Hi Guys,

Am hoping someone else might be able to share their experiences with the dreaded "TSC Unstable issue.

This is what I am seeing:

ahhyes@desktop:~/$ dmesg | grep -i tsc
tsc: Fast TSC calibration using PIT
tsc: Detected 3400.060 MHz processor
TSC deadline timer enabled
TSC synchronization [CPU#0 -> CPU#1]:
Measured 39472034539 cycles TSC warp between CPUs, turning off TSC clock.
tsc: Marking TSC unstable due to check_tsc_sync_source failed
Motherboard = GA-X79-UP4 revision 1.1
Bios = F4 (was already shipped with most current version).
CPU = Intel core i7 4930k @ 3.4Ghz (LGA 2011)

I have done some reading on this problem and everything seems to lead back to the bios being the issue. I have tried adjusting a few settings in BIOS relating to power saving/management since I have also read that it can screw up the TSC.

I have been able to disable the following for the CPU cores via BIOS:

* Disabled Enhanced CPU halt - C1E State
* Disabled C3/C6 State support
* Disabled EIST Function

Made no difference. Also tried turning off the CPU turbo speed options - nothing is overclocked, everything locked at the standard 3.4Ghz, has not helped either.

Software wise, I am using Ubuntu 13.10 x64 as the OS with a Custom kernel (the TSC problem also is evident in the stock generic kernel shipped with Ubuntu).

I read an interesting quote that is apparently from a kernel developer (whilst looking for answers to the problem:

the way the hardware works is that there is 1 "master" tsc in the CPU package, that gets started when the cpu package comes out of reset. all logical cpus keep an offset value from that, which starts at 0, and the "master + offset" value is what gets returned on rdtsc. if someone writes to the tsc (using an MSR), what actually happens is that the master tsc does not change, only the per logical cpu offset gets changed.

Linux does not write to the TSC since quite a while... which means the BIOS is doing that. It really should not.

Some bioses write to the TSC to "hide" the cpu cycles used in SMM from the OS..... maybe that is going on here.
I'm not convinced this is a software issue.

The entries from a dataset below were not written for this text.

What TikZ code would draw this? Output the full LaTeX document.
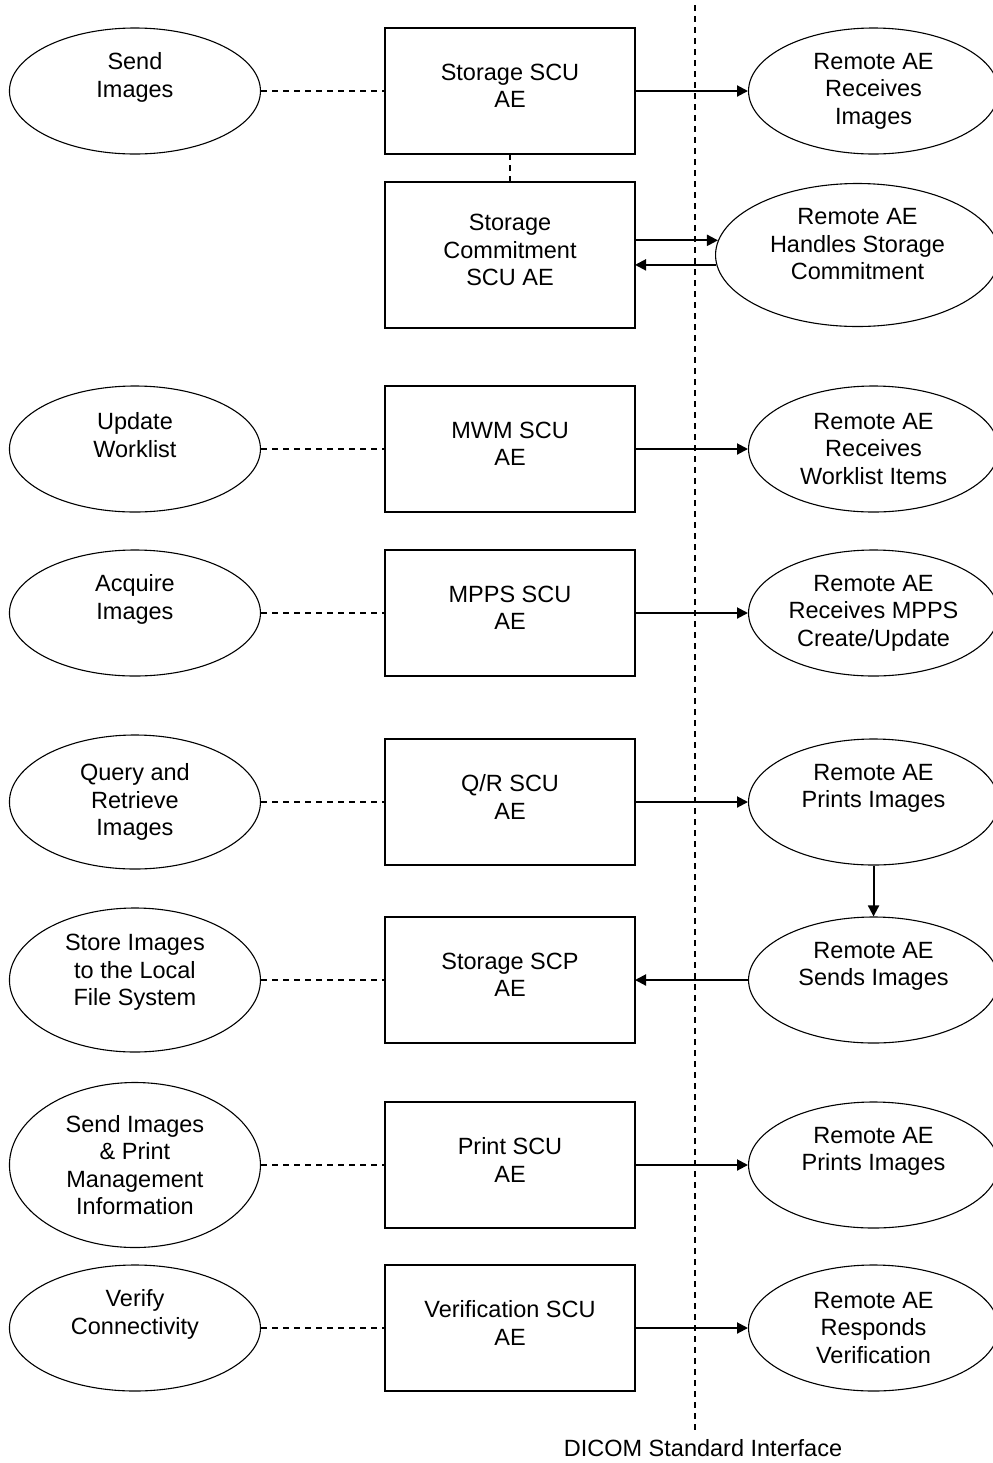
\documentclass[tikz,border=0pt]{standalone}
\usepackage{fontspec}
\setmainfont{Liberation Sans}
\usetikzlibrary{shapes.geometric, arrows.meta, positioning}

\begin{document}
\begin{tikzpicture}[
    	x=0.5pt, y=-0.5pt,
    	font=\fontsize{11.75}{13.75}\selectfont,
    	aebox/.style={rectangle, minimum width=125pt, minimum height=63pt, inner sep=0pt, outer sep=0pt, text depth=5pt, text centered, align=center, draw=black, line width=0.7pt},
    	usecase/.style={ellipse, minimum width=125.5pt, minimum height=63pt, inner sep=0pt, text centered, align=center, draw=black, line width=0.55pt},
    	remote/.style={ellipse, minimum width=125pt, minimum height=63pt, inner sep=0pt, text centered, align=center, draw=black, line width=0.55pt},
    	lift/.style={text depth=#1},
    	link/.style={dash pattern=on 3pt off 2.5pt, line width=0.6pt},
    	arrow/.style={line width=1pt, -{Triangle[length=5.5pt, width=5.5pt]}}
    	]
    	\useasboundingbox (0,0) rectangle (992,1463);
    	
    	% AE boxes in the middle
    	\node (scu) [aebox] at (510,91) {Storage SCU\\AE};
    	\node (commit) [aebox, below=14pt of scu, minimum height=73pt] {Storage\\Commitment\\SCU AE};
    	\node (mwm) [aebox, below=29pt of commit] {MWM SCU\\AE};
    	\node (mpps) [aebox, below=19pt of mwm] {MPPS SCU\\AE};
    	\node (qr) [aebox, below=31.5pt of mpps] {Q/R SCU\\AE};
    	\node (scp) [aebox, below=26pt of qr] {Storage SCP\\AE};
    	\node (print) [aebox, below=29.5pt of scp] {Print SCU\\AE};
    	\node (verify) [aebox, below=18.5pt of print] {Verification SCU\\AE};
    	
    	% local activities on the left
    	\node (send) [usecase, left=62pt of scu, lift=16pt] {Send\\Images};
    	\node (worklist) [usecase, left=62pt of mwm, lift=14pt] {Update\\Worklist};
    	\node (acquire) [usecase, left=62pt of mpps, lift=16pt] {Acquire\\Images};
    	\node (query) [usecase, left=62pt of qr, minimum height=67pt] {Query and\\Retrieve\\Images};
    	\node (store) [usecase, left=62pt of scp, minimum height=72pt, lift=10pt] {Store Images\\to the Local\\File System};
    	\node (sendprint) [usecase, left=62pt of print, minimum height=82.5pt] {Send Images\\\& Print\\Management\\Information};
    	\node (connect) [usecase, left=62pt of verify, lift=16pt] {Verify\\Connectivity};
    	
    	% remote activities on the right
    	\node (recv) [remote, right=56.5pt of scu] {Remote AE\\Receives\\Images};
    	\node (handles) [remote, right=40pt of commit, minimum width=142pt, minimum height=71.5pt, lift=11pt] {Remote AE\\Handles Storage\\Commitment};
    	\node (items) [remote, right=56.5pt of mwm] {Remote AE\\Receives\\Worklist Items};
    	\node (mppsrecv) [remote, right=56.5pt of mpps] {Remote AE\\Receives MPPS\\Create/Update};
    	\node (prints) [remote, right=56.5pt of qr, lift=16pt] {Remote AE\\Prints Images};
    	\node (sends) [remote, right=56.5pt of scp, lift=16pt] {Remote AE\\Sends Images};
    	\node (printsb) [remote, right=56.5pt of print, lift=16pt] {Remote AE\\Prints Images};
    	\node (responds) [remote, right=56.5pt of verify] {Remote AE\\Responds\\Verification};
    	
    	% interface line
    	\coordinate (top) at (695,5);
    	\node (iface) at (703,1448) {DICOM Standard Interface};
    	\draw [link] (top) -- (top |- iface.north);
    	
    	% dashed links
    	\draw [link] (send) -- (scu);
    	\draw [link] (scu) -- (commit);
    	\draw [link] (worklist) -- (mwm);
    	\draw [link] (acquire) -- (mpps);
    	\draw [link] (query) -- (qr);
    	\draw [link] (store) -- (scp);
    	\draw [link] (sendprint) -- (print);
    	\draw [link] (connect) -- (verify);
    	
    	% arrows
    	\draw [arrow] (scu) -- (recv);
    	\draw [arrow] (commit.east |- handles.174) -- (handles.174);
    	\draw [arrow] (handles.184) -- (commit.east |- handles.184);
    	\draw [arrow] (mwm) -- (items);
    	\draw [arrow] (mpps) -- (mppsrecv);
    	\draw [arrow] (qr) -- (prints);
    	\draw [arrow] (prints) -- (sends);
    	\draw [arrow] (sends) -- (scp);
    	\draw [arrow] (print) -- (printsb);
    	\draw [arrow] (verify) -- (responds);
    	
    \end{tikzpicture}
\end{document}
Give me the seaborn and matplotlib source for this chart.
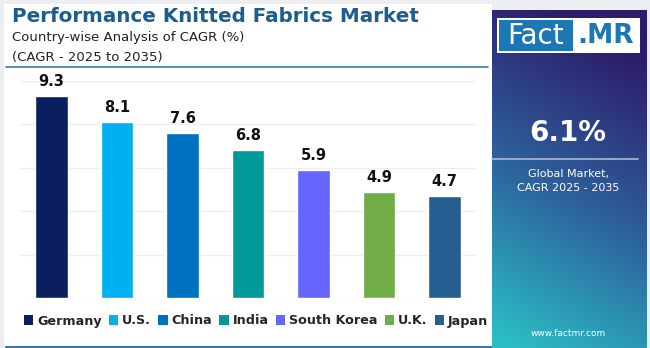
import numpy as np
import matplotlib
matplotlib.use("Agg")
import matplotlib.pyplot as plt
from matplotlib.patches import Rectangle
import seaborn as sns
import pandas as pd

countries = ["Germany", "U.S.", "China", "India", "South Korea", "U.K.", "Japan"]
cagr = [9.3, 8.1, 7.6, 6.8, 5.9, 4.9, 4.7]
colors = ["#0b1f5e", "#00b0f0", "#0070c0", "#00999a", "#6666ff", "#70ad47", "#255e91"]
title = "Performance Knitted Fabrics Market"
subtitle = ["Country-wise Analysis of CAGR (%)", "(CAGR - 2025 to 2035)"]
global_cagr = "6.1%"

sns.set_theme(style="white")
plt.rcParams['font.family'] = ['DejaVu Sans']

W, H = 650, 348
fig = plt.figure(figsize=(6.5, 3.48), dpi=100)
fig.patch.set_facecolor("#eceef1")

# background layer in pixel coordinates
bg = fig.add_axes([0, 0, 1, 1])
bg.set_xlim(0, W)
bg.set_ylim(H, 0)
bg.axis("off")
bg.add_patch(Rectangle((4, 4), 488, 342, facecolor="white", edgecolor="none"))
bg.plot([6, 488], [67, 67], color="#3c78a8", lw=1.2)
bg.plot([6, 492], [346.5, 346.5], color="#3c78a8", lw=1.5)

bg.text(12, 17, title, fontsize=14.3, fontweight="bold", color="#1b5d8f", va="center", ha="left")
bg.text(12, 38, subtitle[0], fontsize=9.5, color="#222222", va="center", ha="left")
bg.text(12, 57, subtitle[1], fontsize=9.5, color="#222222", va="center", ha="left")

# right gradient panel
pax = fig.add_axes([492 / W, 0, (647 - 492) / W, (348 - 10) / H])
pax.axis("off")
gx, gy = np.meshgrid(np.linspace(0, 1, 200), np.linspace(0, 1, 400))
t = np.clip(0.95 * gy + 0.25 * gx - 0.05, 0, 1)  # 0 bottom-left, 1 top-right
c0 = np.array([0x2b, 0xbb, 0xc3]) / 255
c1 = np.array([0x2d, 0x60, 0x9c]) / 255
c2 = np.array([0x2e, 0x1c, 0x6a]) / 255
tt = t[..., None]
img = np.where(tt < 0.5, c0 + (c1 - c0) * (tt / 0.5), c1 + (c2 - c1) * ((tt - 0.5) / 0.5))
pax.imshow(img, origin="lower", aspect="auto", extent=[0, 1, 0, 1])
pax.set_xlim(0, 1)
pax.set_ylim(0, 1)

# top overlay for panel content
ov = fig.add_axes([0, 0, 1, 1])
ov.set_xlim(0, W)
ov.set_ylim(H, 0)
ov.axis("off")
ov.patch.set_alpha(0)
ov.add_patch(Rectangle((497, 18), 143, 35, facecolor="white", edgecolor="none"))
ov.add_patch(Rectangle((499, 20), 74, 31, facecolor="#1b78b4", edgecolor="none"))
ov.text(536, 36, "Fact", fontsize=20, color="white", ha="center", va="center")
ov.text(606, 36, ".MR", fontsize=19, fontweight="bold", color="#1b78b4", ha="center", va="center")

ov.text(568, 133, global_cagr, fontsize=20, fontweight="bold", color="white", ha="center", va="center")
ov.plot([492, 638], [159, 159], color="#a9b8d6", lw=1.2)
ov.text(568, 174, "Global Market,", fontsize=8, color="white", ha="center", va="center")
ov.text(568, 188, "CAGR 2025 - 2035", fontsize=8, color="white", ha="center", va="center")
ov.text(568, 333, "www.factmr.com", fontsize=6.5, color="white", ha="center", va="center")

# bar chart
ax = fig.add_axes([20 / W, (H - 298) / H, 456 / W, 217 / H])
df = pd.DataFrame({"country": countries, "cagr": cagr})
sns.barplot(data=df, x="country", y="cagr", hue="country", palette=colors,
            width=0.49, legend=False, ax=ax, saturation=1)
ax.set_facecolor("none")
ax.set_ylim(0, 10)
ax.set_xlim(-0.48, 6.48)
ax.set_yticks([0, 2, 4, 6, 8, 10])
ax.yaxis.grid(True, color="#eeeeee", lw=0.9)
ax.set_axisbelow(True)
ax.tick_params(left=False, bottom=False, labelleft=False, labelbottom=False)
ax.set_xlabel("")
ax.set_ylabel("")
for s in ax.spines.values():
    s.set_visible(False)
for cont in ax.containers:
    ax.bar_label(cont, fmt="%.1f", padding=5, fontsize=10.5, fontweight="bold", color="#111111")

handles = [Rectangle((0, 0), 1, 1, facecolor=c, edgecolor="none") for c in colors]
leg = fig.legend(handles, countries, loc="center", bbox_to_anchor=(256 / W, 1 - 321 / H),
                 ncol=7, frameon=False, handlelength=0.75, handleheight=0.75,
                 handletextpad=0.3, columnspacing=0.55, prop={"weight": "bold", "size": 9.2})

fig.savefig("out.png", dpi=100, facecolor=fig.get_facecolor())
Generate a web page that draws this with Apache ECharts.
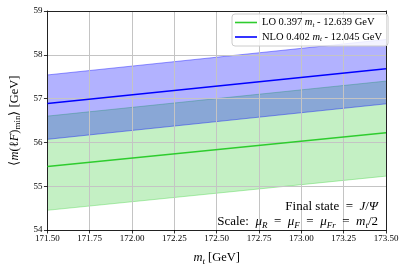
<!DOCTYPE html>
<html><head><meta charset="utf-8">
<script src="https://cdn.jsdelivr.net/npm/echarts@6/dist/echarts.min.js"></script>
<style>html,body{margin:0;padding:0;background:#fff}#c{width:407px;height:271px}</style>
</head><body><div id="c"></div>
<script>
// Data
const xVals = [171.5, 173.5];
const loCentral = [55.45, 56.22];
const loLower = [54.45, 55.23];
const loUpper = [56.60, 57.40];
const nloCentral = [56.89, 57.68];
const nloLower = [56.07, 56.88];
const nloUpper = [57.54, 58.35];
const xTicks = {min: 171.5, max: 173.5, step: 0.25};
const yTicks = {min: 54, max: 59, step: 1};

const FONT = 'Liberation Serif';
const pts = (ys) => xVals.map((x, i) => [x, ys[i]]);
const bandData = (lo, hi) => xVals.map((x, i) => [x, lo[i], hi[i]]);

function bandSeries(name, lo, hi, fill, edge) {
  return {
    name: name, type: 'custom', z: 1, silent: true,
    data: bandData(lo, hi),
    encode: {x: 0, y: [1, 2]},
    renderItem: function (params, api) {
      if (params.dataIndex !== 0) return null;
      const upper = xVals.map((x, i) => api.coord([x, hi[i]]));
      const lower = xVals.map((x, i) => api.coord([x, lo[i]])).reverse();
      return {
        type: 'group',
        children: [
          {type: 'polygon', shape: {points: upper.concat(lower)}, style: {fill: fill, stroke: null}},
          {type: 'polyline', shape: {points: upper}, style: {stroke: edge, lineWidth: 1, fill: null}},
          {type: 'polyline', shape: {points: lower}, style: {stroke: edge, lineWidth: 1, fill: null}}
        ]
      };
    }
  };
}

const rich = {
  i: {fontFamily: FONT, fontStyle: 'italic', fontSize: 13, color: '#000'},
  s: {fontFamily: FONT, fontStyle: 'italic', fontSize: 9, color: '#000', padding: [7, 0, 0, 0]}
};
const nameRich = {
  i: {fontFamily: FONT, fontStyle: 'italic', fontSize: 12.5, color: '#000'},
  s: {fontFamily: FONT, fontStyle: 'italic', fontSize: 9, color: '#000', padding: [7, 0, 0, 0]},
  r: {fontFamily: FONT, fontSize: 9, color: '#000', padding: [7, 0, 0, 0]}
};
const legRich = {
  i: {fontFamily: FONT, fontStyle: 'italic', fontSize: 10.5, color: '#000'},
  s: {fontFamily: FONT, fontStyle: 'italic', fontSize: 7, color: '#000', padding: [5, 0, 0, 0]}
};

const chart = echarts.init(document.getElementById('c'), null, {renderer: 'canvas'});
const axisCommon = {
  axisLine: {show: true, lineStyle: {color: '#222', width: 1}},
  axisTick: {show: true, inside: false, length: 3.5, lineStyle: {color: '#000', width: 0.8}},
  splitLine: {show: true, lineStyle: {color: '#c4c4c4', width: 1}},
  axisLabel: {fontFamily: FONT, fontSize: 9, color: '#000'}
};
chart.setOption({
  animation: false,
  backgroundColor: '#fff',
  grid: {left: 45, right: 21, top: 11, bottom: 38, containLabel: false},
  title: [
    {text: 'Final state  =  {i|J}/{i|Ψ}', right: 24, top: 195,
     textStyle: {fontFamily: FONT, fontSize: 13, fontWeight: 'normal', color: '#000', rich: rich}},
    {text: 'Scale:  {i|μ}{s|R}  =  {i|μ}{s|F}  =  {i|μ}{s|Fr}  =  {i|m}{s|t}/2', right: 24, top: 209,
     textStyle: {fontFamily: FONT, fontSize: 13, fontWeight: 'normal', color: '#000', rich: rich}}
  ],
  legend: {
    orient: 'vertical', left: 232, top: 14,
    data: ['LO', 'NLO'],
    icon: 'rect', itemWidth: 22, itemHeight: 1.6, itemGap: 3,
    padding: [3, 6, 3, 3],
    borderColor: '#cccccc', borderWidth: 1, borderRadius: 3, backgroundColor: 'rgba(255,255,255,0.85)',
    textStyle: {fontFamily: FONT, fontSize: 10.5, color: '#000', rich: legRich},
    formatter: (n) => n === 'LO' ? 'LO 0.397 {i|m}{s|t} - 12.639 GeV' : 'NLO 0.402 {i|m}{s|t} - 12.045 GeV'
  },
  xAxis: [
    Object.assign({}, axisCommon, {
      type: 'value', min: xTicks.min, max: xTicks.max, interval: xTicks.step, z: 2,
      axisLabel: Object.assign({}, axisCommon.axisLabel, {formatter: (v) => v.toFixed(2), margin: 4}),
      name: '{i|m}{s|t} [GeV]', nameLocation: 'middle', nameGap: 20,
      nameTextStyle: {fontFamily: FONT, fontSize: 12.5, color: '#000', rich: nameRich}
    }),
    {type: 'value', position: 'top', min: xTicks.min, max: xTicks.max, interval: xTicks.step, z: 2,
     axisLine: {show: true, lineStyle: {color: '#222', width: 1}}, axisTick: {show: false},
     axisLabel: {show: false}, splitLine: {show: false}}
  ],
  yAxis: [
    Object.assign({}, axisCommon, {
      type: 'value', min: yTicks.min, max: yTicks.max, interval: yTicks.step, z: 2,
      axisLabel: Object.assign({}, axisCommon.axisLabel, {margin: 5}),
      name: '⟨{i|m}(ℓ{i|F}){r|min}⟩ [GeV]', nameLocation: 'middle', nameGap: 16, nameRotate: 90,
      nameTextStyle: {fontFamily: FONT, fontSize: 12.5, color: '#000', rich: nameRich}
    }),
    {type: 'value', position: 'right', min: yTicks.min, max: yTicks.max, interval: yTicks.step, z: 2,
     axisLine: {show: true, lineStyle: {color: '#222', width: 1}}, axisTick: {show: false},
     axisLabel: {show: false}, splitLine: {show: false}}
  ],
  series: [
    bandSeries('LO band', loLower, loUpper, 'rgba(50,205,50,0.29)', 'rgba(50,205,50,0.35)'),
    bandSeries('NLO band', nloLower, nloUpper, 'rgba(0,0,255,0.3)', 'rgba(0,0,255,0.4)'),
    {name: 'LO', type: 'line', data: pts(loCentral), showSymbol: false, z: 3, color: '#2ecc2e',
     lineStyle: {color: '#2ecc2e', width: 1.5}},
    {name: 'NLO', type: 'line', data: pts(nloCentral), showSymbol: false, z: 3, color: '#0000ff',
     lineStyle: {color: '#0000ff', width: 1.5}}
  ]
});
</script></body></html>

I got a "less than thrilling" response from gigabyte support, clearly the 1st level support jockey who answered doesnt understand the issue:

Thank you for your kindly mail and inquiry. As we mentioned on the driver download page of GIGABYTE website, due to different Linux support condition provided by chipset vendors, please download Linux driver from chipset vendors' website or 3rd party website. Since we do not receive proper driver from chipset vender, we cannot guarantee Linux to work on our system. We suggest you use genuine version of Windows OS and try later.

Since it's likely to be BIOS that is leaving the TSC in a screwed up state, I fail to see the relevance with the OS.

I am wanting to have a working TSC clock source because I am have applications that depend on it in order to work efficiently. Seems my system has fallen back to the HPET timer:

ahhyes@desktop:~$ cat /sys/devices/system/clocksource/clocksource0/current_clocksource

ahhyes@desktop:~$ cat /sys/devices/system/clocksource/clocksource0/available_clocksource
hpet acpi_pm
The HPET is costly to use for timing in comparison to the TSC (I saw a benchmark (cant find the link now), but a guy wrote a program to generate 10,000,000 timestamps then behcnmarked it using TSC and HPET, the difference in the time it took to generate them via HPET was staggering, much much much much slower..

I guess at this point I am wondering if anyone else has this board and has been able to fix the issue or should I just cut my losses and get a different mainboard -- I have the money to do this, I just want the problem to go away. I have a feeling I am not going to get far with gigabyte support (I did respond back and ask the support person to escalate the case to a senior engineer, but I am not holding my breath on that).